Brand of safety-coated aspirin capsules

Encaprin was a brand of safety-coated aspirin capsules made by Procter & Gamble in the mid-1980s through its Norwich Eaton Pharmaceuticals division. In 1986, the brand was involved in a cyanide poisoning hoax, and its sales never recovered.

==History==

Procter & Gamble submitted a patent application on 14 March 1983 for its new line of over-the-counter micro-granulated aspirin capsules, to be sold under the name Encaprin, chosen for its phonetic similarity to the word aspirin. The product was first released in January 1984 to a lead market in Tucson, Arizona, and saw its national release in early May. A national television advertising campaign began on July 15, 1984, where it was marketed as a fast-acting analgesic, particularly for mild arthritis relief, while being easier on the stomach than traditional or buffered aspirin tablets, due to its distributed aspirin micro-granules.

The brand saw problems early on when a trademark infringement suit was filed by SmithKline Beckman, the makers of Ecotrin, a solid safety-coated aspirin tablet. The ruling sided with Procter & Gamble, and they were allowed to keep the Encaprin name. Success for Encaprin was short-lived, however, as the product faced intense competition from the acetaminophen-containing Tylenol and other aspirin products.

Encaprin's roll-out was further hampered by its timing. The product came onto the national market in May 1984, the same month ibuprofen was approved for over-the-counter sale. Advil, marketed by SKB, along with Bristol Myers's Nuprin, promptly came to market, benefiting from ibuprofen's successful ten-year track record. Advil quickly became a blockbuster perennial brand and genericized trademark itself for ibuprofen.

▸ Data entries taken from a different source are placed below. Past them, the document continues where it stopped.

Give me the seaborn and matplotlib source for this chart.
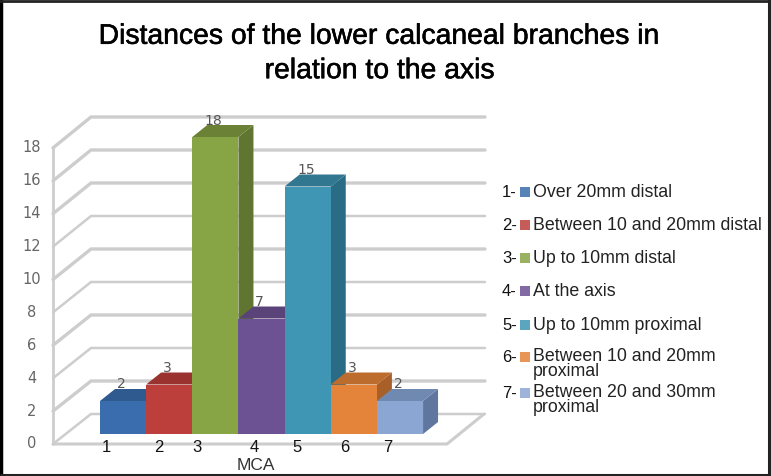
import matplotlib
matplotlib.use("Agg")
import matplotlib.pyplot as plt
import matplotlib.patheffects as pe
from matplotlib.patches import Polygon, Rectangle
import pandas as pd
import seaborn as sns

# datos
categorias = ["1", "2", "3", "4", "5", "6", "7"]
valores = [2, 3, 18, 7, 15, 3, 2]
leyenda = ["Over 20mm distal", "Between 10 and 20mm distal", "Up to 10mm distal",
           "At the axis", "Up to 10mm proximal", "Between 10 and 20mm\nproximal",
           "Between 20 and 30mm\nproximal"]
ticks_y = [0, 2, 4, 6, 8, 10, 12, 14, 16, 18]
colores = ["#3A6DAD", "#BC3F3B", "#87A545", "#6C5193", "#3E95B4", "#E3843A", "#8CA6D3"]
colores_lado = ["#2A4F80", "#8A2E2B", "#5F7530", "#4F3B6C", "#2A6C85", "#A85F28", "#5F769E"]
colores_techo = ["#2F5A90", "#9A3330", "#6B8236", "#5A4379", "#31778F", "#BC6C2D", "#6F89B0"]

# geometria en pixeles de la imagen
W, H = 771, 476
x0, ancho = 100, 46.15
y0, paso = 434, 16.5
dx, dy = 15, 12

sns.set_theme(style="white")
plt.rcParams["font.family"] = ["Liberation Sans", "DejaVu Sans"]

fig = plt.figure(figsize=(W / 100, H / 100), dpi=100)
ax = fig.add_axes([0, 0, 1, 1])
df = pd.DataFrame({"cat": categorias, "val": valores})
sns.barplot(data=df, x="cat", y="val", hue="cat", palette=colores, width=1,
            legend=False, saturation=1, linewidth=0, ax=ax)


# pasar de pixeles a datos
def px(x):
    return (x - x0) / ancho - 0.5


def py(y):
    return (y0 - y) / paso


ax.set_xlim(px(0), px(W))
ax.set_ylim(py(H), py(0))
ax.axis("off")

# paredes y rejilla
gris = "#CDCDCD"
for t in ticks_y:
    yb = 414 - paso * t
    lw = 2.4 if t in (2, 6, 10, 14, 16, 18) else 1.8
    ax.plot([px(53), px(91), px(485)], [py(444 - 16.45 * t), py(yb), py(yb)],
            color=gris, lw=lw, zorder=0, solid_joinstyle="miter")
    ax.text(px(32), py(444 - 16.45 * t), str(t), ha="center", va="center",
            fontsize=10.5, color="#666666", family="DejaVu Sans")
ax.plot([px(53), px(53)], [py(444), py(147)], color=gris, lw=2, zorder=0)
ax.plot([px(53), px(447), px(484)], [py(444), py(444), py(414)], color=gris, lw=2.2, zorder=0)

# caras laterales y superiores de cada barra
for i, (p, v) in enumerate(zip(ax.patches, valores)):
    p.set_zorder(2 * i + 3)
    xi, xd = p.get_x(), p.get_x() + p.get_width()
    ddx, ddy = dx / ancho, dy / paso
    ax.add_patch(Polygon([(xd, 0), (xd + ddx, ddy), (xd + ddx, v + ddy), (xd, v)],
                         color=colores_lado[i], lw=0, zorder=2 * i + 2))
    ax.add_patch(Polygon([(xi, v), (xi + ddx, v + ddy), (xd + ddx, v + ddy), (xd, v)],
                         color=colores_techo[i], lw=0, zorder=2 * i + 2))
    ax.text(i - 0.04, v + 1.0, str(v), ha="center", va="center", fontsize=10,
            color="#555555", family="DejaVu Sans", zorder=30)

# etiquetas del eje x, no estan centradas en el original
for c, xp in zip(categorias, [106, 159, 197, 254, 297, 345, 388]):
    ax.text(px(xp), py(447), c, ha="center", va="center", fontsize=12, color="#111111")
ax.text(px(255.5), py(466), "MCA", ha="center", va="center", fontsize=12.5, color="#333333")

# leyenda a mano
for i, (lab, yp) in enumerate(zip(leyenda, [192, 225, 258, 291, 325, 364, 400])):
    ym = yp if i < 5 else yp - 7
    ax.text(px(502), py(ym), f"{i + 1}-", ha="left", va="center",
            fontsize=12, color="#111111")
    ax.add_patch(Rectangle((px(520), py(ym + 5)), 10 / ancho, 10 / paso,
                           color=colores[i], lw=0, alpha=0.85))
    ax.text(px(533), py(yp), lab, ha="left", va="center", fontsize=12.8,
            color="#222222", linespacing=0.85)

titulo = fig.text(380 / W, 1 - 54 / H,
                  "Distances of the lower calcaneal branches in\nrelation to the axis",
                  ha="center", va="center", fontsize=20.4, color="black", linespacing=1.42)
titulo.set_path_effects([pe.withStroke(linewidth=0.4, foreground="black")])

# marco negro de la imagen
ax.plot([px(1), px(1)], [py(0), py(475)], color="black", lw=2.5, zorder=40)
ax.plot([px(0), px(771)], [py(0.5), py(0.5)], color="#222222", lw=2, zorder=40)
ax.plot([px(1), px(769), px(769)], [py(475), py(475), py(0)], color="#222222", lw=2.2, zorder=40)

plt.savefig("out.png", dpi=100)
plt.close()
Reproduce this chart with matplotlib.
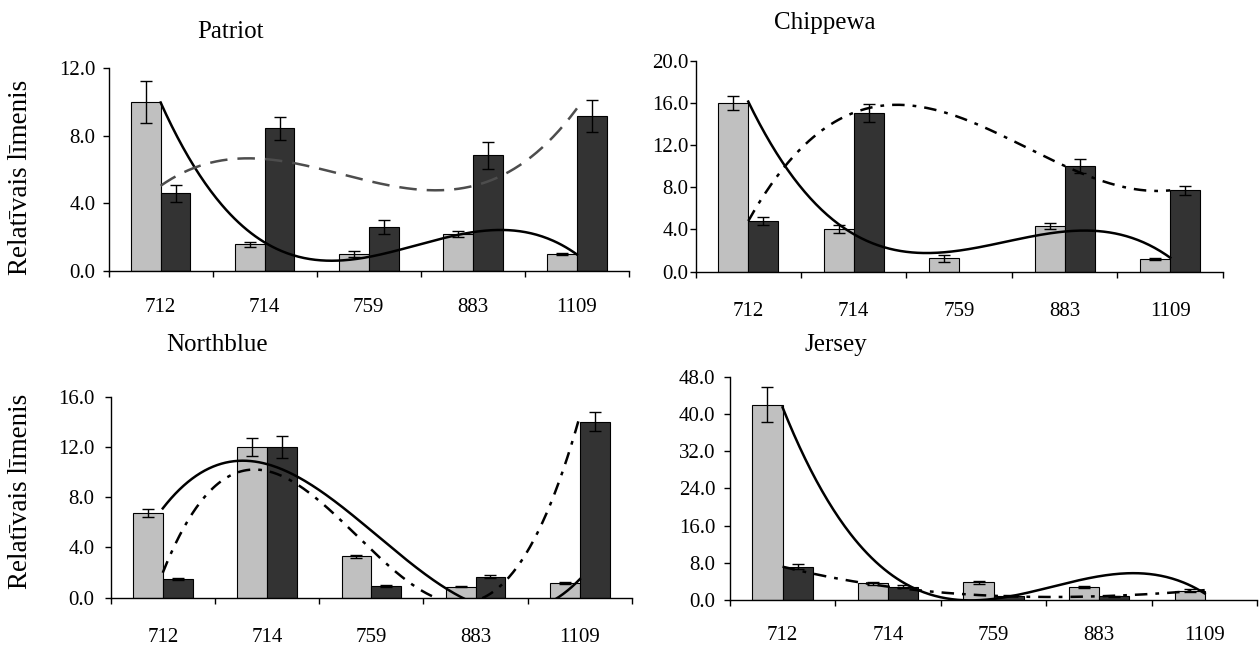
import numpy as np
import matplotlib
matplotlib.use('Agg')
from matplotlib import pyplot as plt

nan = np.nan
genes = ['712', '714', '759', '883', '1109']

# light bars (first sample) and dark bars (second sample), with error bars
patriot_a = [10.0, 1.56, 0.99, 2.17, 0.99]
patriot_a_err = [1.27, 0.15, 0.20, 0.20, 0.08]
patriot_b = [4.58, 8.44, 2.59, 6.84, 9.17]
patriot_b_err = [0.50, 0.67, 0.42, 0.80, 0.97]

chippewa_a = [16.0, 4.05, 1.26, 4.30, 1.20]
chippewa_a_err = [0.68, 0.35, 0.33, 0.30, 0.05]
chippewa_b = [4.80, 15.07, nan, 10.02, 7.71]
chippewa_b_err = [0.35, 0.85, 0.0, 0.65, 0.40]

northblue_a = [6.77, 12.0, 3.29, 0.88, 1.14]
northblue_a_err = [0.33, 0.70, 0.10, 0.05, 0.08]
northblue_b = [1.51, 12.0, 0.96, 1.67, 14.0]
northblue_b_err = [0.08, 0.85, 0.08, 0.10, 0.75]

jersey_a = [42.0, 3.58, 3.80, 2.72, 2.00]
jersey_a_err = [3.70, 0.30, 0.30, 0.20, 0.30]
jersey_b = [7.16, 2.87, 0.90, 0.80, nan]
jersey_b_err = [0.55, 0.30, 0.10, 0.10, 0.0]

plt.rcParams['font.family'] = 'Liberation Serif'

x = np.arange(1, 6)
w = 1 / 3.5  # bar width with a 150% gap


def trend(y):
    # cubic trendline over the category index, skipping empty cells
    y = np.asarray(y, dtype=float)
    ok = ~np.isnan(y)
    coef = np.polyfit(x[ok], y[ok], min(3, ok.sum() - 1))
    xs = np.linspace(1, 5, 300)
    return xs, np.polyval(coef, xs)


def bars(ax, xpos, y, err, color):
    y = np.asarray(y, dtype=float)
    err = np.asarray(err, dtype=float)
    ok = ~np.isnan(y)
    ax.bar(xpos[ok], y[ok], width=w, color=color, edgecolor='black',
           linewidth=0.8, zorder=2)
    ax.errorbar(xpos[ok], y[ok], yerr=err[ok], fmt='none', ecolor='black',
                elinewidth=1, capsize=4, capthick=1, zorder=3)


fig = plt.figure(figsize=(12.6, 6.45), dpi=100)

# name, data, y max, y step, axes rect, title centre (px), ylabel coords,
# y tick pad, x label pad
panels = [
    ('Patriot', patriot_a, patriot_a_err, patriot_b, patriot_b_err, 12, 4,
     [0.0862, 0.5803, 0.413, 0.3138], (230, 32), (-0.145, 0.46), 5, 20),
    ('Chippewa', chippewa_a, chippewa_a_err, chippewa_b, chippewa_b_err, 20, 4,
     [0.552, 0.5788, 0.4186, 0.3271], (825, 23), None, 0.5, 21.5),
    ('Northblue', northblue_a, northblue_a_err, northblue_b, northblue_b_err, 16, 4,
     [0.0878, 0.0733, 0.4138, 0.3116], (217, 345), (-0.149, 0.53), 7, 22),
    ('Jersey', jersey_a, jersey_a_err, jersey_b, jersey_b_err, 48, 8,
     [0.5792, 0.0698, 0.4188, 0.3462], (836, 345), None, 6, 18.5),
]

for name, a, a_err, b, b_err, ymax, step, rect, tpos, ylab, ypad, xpad in panels:
    ax = fig.add_axes(rect)
    bars(ax, x - w / 2, a, a_err, '#c0c0c0')
    bars(ax, x + w / 2, b, b_err, '#333333')

    xs, ys = trend(a)
    ax.plot(xs, ys, color='black', lw=1.8, zorder=4)
    xs, ys = trend(b)
    if name == 'Patriot':
        ax.plot(xs, ys, color='#4d4d4d', lw=1.8, dashes=(7, 4), zorder=4)
    else:
        ax.plot(xs, ys, color='black', lw=1.8, dashes=(5, 3.2, 1.5, 3.2), zorder=4)

    ax.set_xlim(0.5, 5.5)
    ax.set_ylim(0, ymax)
    ax.set_yticks(np.arange(0, ymax + 0.1, step))
    ax.set_yticklabels(['%.1f' % v for v in np.arange(0, ymax + 0.1, step)])
    ax.set_xticks(np.arange(0.5, 5.6, 1))
    ax.set_xticklabels([])
    ax.set_xticks(x, minor=True)
    ax.set_xticklabels(genes, minor=True)
    ax.tick_params(axis='x', which='minor', length=0, pad=xpad, labelsize=15)
    ax.tick_params(axis='x', which='major', length=4.5, direction='out', width=1)
    ax.tick_params(axis='y', length=4.5, direction='out', width=1, labelsize=15,
                   pad=ypad)
    for s in ('top', 'right'):
        ax.spines[s].set_visible(False)
    for s in ('left', 'bottom'):
        ax.spines[s].set_linewidth(1)
    ax.patch.set_alpha(0)

    fig.text(tpos[0] / 1260, 1 - tpos[1] / 645, name, fontsize=18,
             ha='center', va='center')
    if ylab:
        ax.set_ylabel('Relatīvais līmenis', fontsize=19.5)
        ax.yaxis.set_label_coords(*ylab)

fig.savefig('out.png', dpi=100)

Despite heavy marketing, consumers saw no real benefit in Encaprin. Commodity drugs such as aspirin were (and are) available at lower cost for higher quantity in their original form, usually tablets. Encaprin was seen as merely a way to give aspirin an unjustified markup. P&G chose to focus more on the drug's coating being easier to stomach rather than the pure efficacy of pain relief their competitors emphasized. In addition to the competition from acetaminophen and ibuprofen, the regular and buffered aspirin brands of the time (including market leader Sterling Drug's Bayer Aspirin) then offered new higher-dose forms of aspirin which provided pain relief, lower stomach discomfort, and lower prices. Or competitors discounted their products to easily fend off P&G's challenge.

Encaprin was soon embroiled in the product tampering scares following the 1982 Chicago Tylenol murders. On March 27, 1986, an anonymous caller phoned P&G's toll-free customer support line, claiming he had placed cyanide in capsules of maximum strength Encaprin in Walgreens pharmacies in Chicago and Detroit, leading Walgreens, Kroger supermarkets and SupeRx drug stores to remove the product from all stores nationally.

Despite there not being any Walgreens stores in Metro Detroit in 1986 and the caller providing a non-existent lot number for the tampered medication, Norwich Eaton issued a recall and advisory cautions were announced. On April 5, 1986, Norwich Eaton and P&G announced that no evidence of tampering had been found, and Encaprin was returned to the shelves. Despite assurances Encaprin was never tampered with, the brand never recovered its sales, and P&G quietly retired it from sale in August 1986.

The Encaprin hoax influenced the 1989 FDA federal guidelines for the manufacture of tamper-proof products, which called for a minimum of two layers of tamper-proof packaging for two-piece capsule products, and the use of tamper-proof capsule sealing technologies.